» Task requirements
Leaving out every picture, copy the lines of the data exactly, from the first through the line containing "Chart.register(...registerables);".

» Collected data
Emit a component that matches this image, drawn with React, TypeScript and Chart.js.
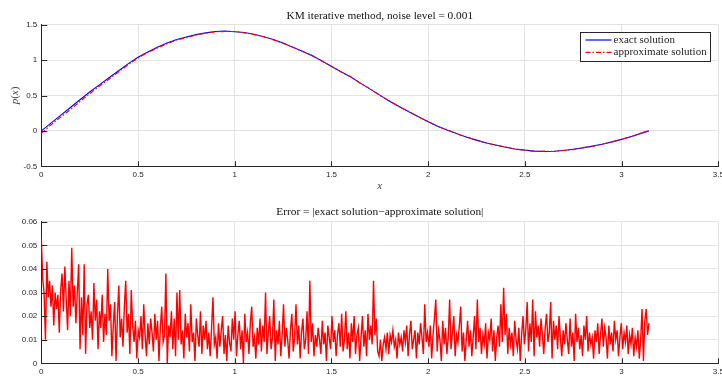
import React, { useEffect, useRef } from "react";
import { Chart, registerables } from "chart.js";

Chart.register(...registerables);

// ---------- data ----------
const curveX = [
  0, 0.05, 0.1, 0.15, 0.2, 0.25, 0.3, 0.35, 0.4, 0.45, 0.5, 0.55, 0.6, 0.65, 0.7, 0.75, 0.8, 0.85, 0.9, 0.95,
  1.0, 1.05, 1.1, 1.15, 1.2, 1.25, 1.3, 1.35, 1.4, 1.45, 1.5, 1.55, 1.6, 1.65, 1.7, 1.75, 1.8, 1.85, 1.9, 1.95,
  2.0, 2.05, 2.1, 2.15, 2.2, 2.25, 2.3, 2.35, 2.4, 2.45, 2.5, 2.55, 2.6, 2.65, 2.7, 2.75, 2.8, 2.85, 2.9, 2.95,
  3.0, 3.05, 3.1, 3.1416,
];

const exactY = [
  0, 0.11, 0.22, 0.33, 0.44, 0.55, 0.65, 0.75, 0.85, 0.95, 1.04, 1.115, 1.18, 1.24, 1.29, 1.325, 1.36, 1.385, 1.405, 1.41,
  1.4, 1.39, 1.365, 1.33, 1.29, 1.24, 1.18, 1.125, 1.06, 0.99, 0.91, 0.835, 0.76, 0.675, 0.59, 0.505, 0.42, 0.345, 0.27, 0.2,
  0.13, 0.065, 0.01, -0.04, -0.09, -0.13, -0.17, -0.2, -0.23, -0.255, -0.272, -0.285, -0.29, -0.287, -0.277, -0.26, -0.24, -0.215, -0.188, -0.155,
  -0.12, -0.08, -0.035, 0,
];

const approxY = [
  -0.035, 0.085, 0.195, 0.3, 0.415, 0.525, 0.63, 0.73, 0.835, 0.935, 1.03, 1.105, 1.17, 1.23, 1.285, 1.315, 1.355, 1.38, 1.4, 1.405,
  1.405, 1.385, 1.36, 1.33, 1.285, 1.235, 1.185, 1.12, 1.07, 0.985, 0.915, 0.83, 0.765, 0.67, 0.595, 0.5, 0.425, 0.34, 0.275, 0.195,
  0.135, 0.06, 0.015, -0.045, -0.085, -0.135, -0.165, -0.205, -0.225, -0.26, -0.27, -0.29, -0.285, -0.29, -0.275, -0.265, -0.235, -0.22, -0.185, -0.16,
  -0.115, -0.085, -0.03, 0.005,
];

const errorXStart = 0;
const errorXEnd = 3.1416;
const errorY = [
  0.053, 0.036, 0.030, 0.010, 0.043, 0.028, 0.035, 0.024, 0.033, 0.016, 0.030, 0.023, 0.029, 0.013, 0.031, 0.038, 0.022, 0.041, 0.027, 0.014,
  0.035, 0.020, 0.049, 0.024, 0.033, 0.017, 0.030, 0.042, 0.006, 0.028, 0.012, 0.042, 0.004, 0.025, 0.029, 0.015, 0.022, 0.010, 0.034, 0.018,
  0.027, 0.006, 0.022, 0.015, 0.029, 0.009, 0.021, 0.012, 0.040, 0.018, 0.025, 0.003, 0.016, 0.026, 0.001, 0.020, 0.033, 0.011, 0.019, 0.007,
  0.024, 0.035, 0.013, 0.021, 0.004, 0.031, 0.016, 0.009, 0.018, 0.002, 0.014, 0.011, 0.020, 0.006, 0.025, 0.012, 0.003, 0.017, 0.008, 0.019,
  0.013, 0.005, 0.021, 0.010, 0.018, 0.001, 0.015, 0.024, 0.009, 0.012, 0.038, 0.000, 0.016, 0.011, 0.022, 0.006, 0.019, 0.003, 0.030, 0.010,
  0.031, 0.008, 0.014, 0.002, 0.021, 0.011, 0.017, 0.005, 0.025, 0.009, 0.013, 0.001, 0.019, 0.012, 0.007, 0.022, 0.004, 0.016, 0.010, 0.018,
  0.006, 0.013, 0.003, 0.015, 0.028, 0.008, 0.011, 0.002, 0.017, 0.007, 0.014, 0.020, 0.004, 0.012, 0.001, 0.016, 0.009, 0.005, 0.019, 0.010,
  0.022, 0.003, 0.012, 0.018, 0.006, 0.014, 0.000, 0.021, 0.009, 0.013, 0.004, 0.017, 0.024, 0.007, 0.011, 0.002, 0.015, 0.008, 0.019, 0.005,
  0.016, 0.009, 0.030, 0.004, 0.013, 0.020, 0.006, 0.011, 0.027, 0.001, 0.014, 0.008, 0.018, 0.003, 0.012, 0.025, 0.007, 0.015, 0.010, 0.002,
  0.014, 0.021, 0.005, 0.011, 0.025, 0.008, 0.016, 0.002, 0.013, 0.019, 0.006, 0.010, 0.022, 0.004, 0.035, 0.009, 0.017, 0.003, 0.012, 0.007,
  0.015, 0.010, 0.004, 0.018, 0.008, 0.013, 0.001, 0.016, 0.011, 0.006, 0.020, 0.009, 0.014, 0.003, 0.012, 0.017, 0.007, 0.021, 0.005, 0.010,
  0.022, 0.006, 0.013, 0.002, 0.017, 0.009, 0.020, 0.004, 0.012, 0.015, 0.001, 0.011, 0.020, 0.007, 0.014, 0.003, 0.021, 0.010, 0.016, 0.008,
  0.035, 0.012, 0.019, 0.005, 0.003, 0.010, 0.001, 0.008, 0.011, 0.006, 0.013, 0.004, 0.012, 0.009, 0.014, 0.007, 0.010, 0.002, 0.013, 0.008,
  0.011, 0.005, 0.014, 0.009, 0.016, 0.003, 0.012, 0.018, 0.006, 0.010, 0.014, 0.002, 0.013, 0.008, 0.017, 0.011, 0.004, 0.025, 0.009, 0.013,
  0.007, 0.016, 0.002, 0.012, 0.019, 0.027, 0.005, 0.014, 0.010, 0.001, 0.018, 0.008, 0.015, 0.004, 0.011, 0.027, 0.006, 0.013, 0.020, 0.003,
  0.012, 0.009, 0.016, 0.024, 0.005, 0.013, 0.001, 0.010, 0.018, 0.007, 0.014, 0.003, 0.011, 0.020, 0.006, 0.027, 0.009, 0.015, 0.004, 0.012,
  0.008, 0.017, 0.002, 0.013, 0.010, 0.019, 0.005, 0.014, 0.001, 0.011, 0.016, 0.007, 0.025, 0.009, 0.032, 0.012, 0.021, 0.004, 0.015, 0.008,
  0.013, 0.003, 0.018, 0.010, 0.006, 0.015, 0.001, 0.012, 0.020, 0.008, 0.014, 0.026, 0.005, 0.017, 0.009, 0.027, 0.003, 0.022, 0.011, 0.016,
  0.007, 0.019, 0.012, 0.004, 0.015, 0.021, 0.009, 0.013, 0.026, 0.002, 0.018, 0.010, 0.016, 0.006, 0.020, 0.011, 0.003, 0.014, 0.008, 0.017,
  0.010, 0.004, 0.019, 0.007, 0.013, 0.001, 0.021, 0.009, 0.015, 0.006, 0.012, 0.003, 0.016, 0.010, 0.020, 0.005, 0.013, 0.008, 0.011, 0.002,
  0.014, 0.009, 0.017, 0.004, 0.012, 0.019, 0.007, 0.015, 0.011, 0.002, 0.016, 0.008, 0.013, 0.005, 0.018, 0.010, 0.014, 0.003, 0.011, 0.017,
  0.006, 0.013, 0.009, 0.016, 0.004, 0.012, 0.008, 0.015, 0.003, 0.011, 0.007, 0.014, 0.002, 0.010, 0.023, 0.001, 0.018, 0.023, 0.012, 0.017,
];

const topTitle = "KM iterative method, noise level = 0.001";
const bottomTitle = "Error = |exact solution\u2212approximate solution|";
const exactLabel = "exact solution";
const approxLabel = "approximate solution";
const xAxisLabel = "x";

// ---------- styles ----------
const axisColor = "#262626";
const gridColor = "#e3e3e3";
const tickFont = { family: '"Liberation Sans", Arial, sans-serif', size: 8 };
const serif = '"Liberation Serif", "Times New Roman", serif';
const fmtTick = (v: any) => String(Number(v));

type DecorCfg = {
  title: string;
  titleY: number;
  titleSize: number;
  xLabel?: string;
  xLabelY?: number;
  yLabel?: boolean;
  legend?: boolean;
};

function makeDecor(cfg: DecorCfg) {
  return {
    id: "decor",
    afterDraw(chart: any) {
      const { ctx, chartArea: a, scales } = chart;
      const xs = scales.x;
      const ys = scales.y;
      ctx.save();
      // inward tick marks
      ctx.strokeStyle = axisColor;
      ctx.lineWidth = 1;
      ctx.setLineDash([]);
      ctx.beginPath();
      xs.ticks.forEach((t: any) => {
        const px = Math.round(xs.getPixelForValue(t.value)) + 0.5;
        ctx.moveTo(px, a.bottom);
        ctx.lineTo(px, a.bottom - 5);
      });
      ys.ticks.forEach((t: any) => {
        const py = Math.round(ys.getPixelForValue(t.value)) + 0.5;
        ctx.moveTo(a.left, py);
        ctx.lineTo(a.left + 6, py);
      });
      ctx.stroke();

      // title
      const cx = (a.left + a.right) / 2;
      ctx.fillStyle = "#111";
      ctx.font = `${cfg.titleSize}px ${serif}`;
      ctx.textAlign = "center";
      ctx.textBaseline = "alphabetic";
      ctx.fillText(cfg.title, cx, cfg.titleY);

      // x label
      if (cfg.xLabel) {
        ctx.fillStyle = "#444";
        ctx.font = `italic 11px ${serif}`;
        ctx.fillText(cfg.xLabel, cx, cfg.xLabelY || 0);
      }
      // y label p(x)
      if (cfg.yLabel) {
        ctx.save();
        ctx.translate(15, (a.top + a.bottom) / 2);
        ctx.rotate(-Math.PI / 2);
        ctx.fillStyle = "#444";
        ctx.textBaseline = "middle";
        const parts: [string, string][] = [
          ["italic", "p"],
          ["normal", "("],
          ["italic", "x"],
          ["normal", ")"],
        ];
        let total = 0;
        parts.forEach(([s, t]) => {
          ctx.font = `${s} 11px ${serif}`;
          total += ctx.measureText(t).width;
        });
        let x0 = -total / 2;
        ctx.textAlign = "left";
        parts.forEach(([s, t]) => {
          ctx.font = `${s} 11px ${serif}`;
          ctx.fillText(t, x0, 0);
          x0 += ctx.measureText(t).width;
        });
        ctx.restore();
      }

      // legend
      if (cfg.legend) {
        ctx.font = `11px ${serif}`;
        const dsets = chart.data.datasets;
        const tw = Math.max(...dsets.map((d: any) => ctx.measureText(d.label).width));
        const boxRight = Math.round(a.right - 8) + 0.5;
        const boxW = Math.round(5 + 26 + 2 + tw + 4);
        const boxLeft = boxRight - boxW;
        const boxTop = Math.round(a.top + 7.6) + 0.5;
        const boxH = 29;
        ctx.fillStyle = "#ffffff";
        ctx.fillRect(boxLeft, boxTop, boxW, boxH);
        ctx.strokeStyle = axisColor;
        ctx.lineWidth = 1;
        ctx.strokeRect(boxLeft, boxTop, boxW, boxH);
        dsets.forEach((d: any, i: number) => {
          const ry = boxTop + 7.5 + i * 12.3;
          ctx.strokeStyle = d.borderColor;
          ctx.lineWidth = 1.2;
          ctx.setLineDash(d.borderDash || []);
          ctx.beginPath();
          ctx.moveTo(boxLeft + 5, ry);
          ctx.lineTo(boxLeft + 31, ry);
          ctx.stroke();
          ctx.setLineDash([]);
          ctx.fillStyle = "#222";
          ctx.textAlign = "left";
          ctx.textBaseline = "middle";
          ctx.fillText(d.label, boxLeft + 33, ry);
        });
      }
      ctx.restore();
    },
  };
}

function scaleX(height: number) {
  return {
    type: "linear" as const,
    min: 0,
    max: 3.5,
    ticks: {
      stepSize: 0.5,
      font: tickFont,
      color: axisColor,
      padding: 4,
      maxRotation: 0,
      autoSkip: false,
      callback: fmtTick,
    },
    grid: { color: gridColor, drawTicks: false, lineWidth: 1 },
    border: { color: axisColor, width: 1 },
    afterFit: (s: any) => {
      s.height = height;
      s.paddingLeft = 0;
      s.paddingRight = 0;
    },
  };
}

function scaleY(min: number, max: number, step: number) {
  return {
    type: "linear" as const,
    min,
    max,
    ticks: {
      stepSize: step,
      font: tickFont,
      color: axisColor,
      padding: 4,
      autoSkip: false,
      callback: fmtTick,
    },
    grid: { color: gridColor, drawTicks: false, lineWidth: 1 },
    border: { color: axisColor, width: 1 },
    afterFit: (s: any) => {
      s.width = 41.3;
      s.paddingTop = 0;
      s.paddingBottom = 0;
    },
  };
}

export default function App() {
  const topRef = useRef<HTMLCanvasElement | null>(null);
  const botRef = useRef<HTMLCanvasElement | null>(null);

  useEffect(() => {
    if (!topRef.current || !botRef.current) return;

    const top = new Chart(topRef.current, {
      type: "line",
      data: {
        datasets: [
          {
            label: exactLabel,
            data: curveX.map((x, i) => ({ x, y: exactY[i] })),
            borderColor: "#0000ff",
            borderWidth: 1.1,
            pointRadius: 0,
            fill: false,
            order: 1,
          },
          {
            label: approxLabel,
            data: curveX.map((x, i) => ({ x, y: approxY[i] })),
            borderColor: "#ff0000",
            borderWidth: 1.1,
            borderDash: [5, 2, 1.5, 2],
            pointRadius: 0,
            fill: false,
            order: 0,
          },
        ],
      },
      options: {
        responsive: false,
        animation: false,
        parsing: false as any,
        layout: { padding: { top: 24.7, right: 3.7, left: 0, bottom: 0 } },
        plugins: {
          legend: { display: false },
          tooltip: { enabled: false },
          title: { display: false },
        },
        scales: {
          x: scaleX(195 - 166.3),
          y: scaleY(-0.5, 1.5, 0.5),
        } as any,
      },
      plugins: [
        makeDecor({
          title: topTitle,
          titleY: 18.5,
          titleSize: 11.3,
          xLabel: xAxisLabel,
          xLabelY: 188.5,
          yLabel: true,
          legend: true,
        }),
      ],
    });

    const n = errorY.length;
    const errData = errorY.map((y, i) => ({
      x: errorXStart + (i * (errorXEnd - errorXStart)) / (n - 1),
      y,
    }));

    const bot = new Chart(botRef.current, {
      type: "line",
      data: {
        datasets: [
          {
            label: "error",
            data: errData,
            borderColor: "#ff0000",
            borderWidth: 1.4,
            pointRadius: 0,
            fill: false,
          },
        ],
      },
      options: {
        responsive: false,
        animation: false,
        parsing: false as any,
        layout: { padding: { top: 26.7, right: 3.7, left: 0, bottom: 0 } },
        plugins: {
          legend: { display: false },
          tooltip: { enabled: false },
          title: { display: false },
        },
        scales: {
          x: scaleX(182 - 168.3),
          y: scaleY(0, 0.06, 0.01),
        } as any,
      },
      plugins: [makeDecor({ title: bottomTitle, titleY: 20, titleSize: 11.4 })],
    });

    return () => {
      top.destroy();
      bot.destroy();
    };
  }, []);

  return (
    <div
      style={{
        position: "fixed",
        left: 0,
        top: 0,
        width: 722,
        height: 377,
        background: "#ffffff",
        overflow: "hidden",
      }}
    >
      <canvas
        ref={topRef}
        width={722}
        height={195}
        style={{ position: "absolute", left: 0, top: 0, width: 722, height: 195 }}
      />
      <canvas
        ref={botRef}
        width={722}
        height={182}
        style={{ position: "absolute", left: 0, top: 195, width: 722, height: 182 }}
      />
    </div>
  );
}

» Output for this task
Emit a component that matches this image, drawn with React, TypeScript and Chart.js.
import React, { useEffect, useRef } from "react";
import { Chart, registerables } from "chart.js";

Chart.register(...registerables);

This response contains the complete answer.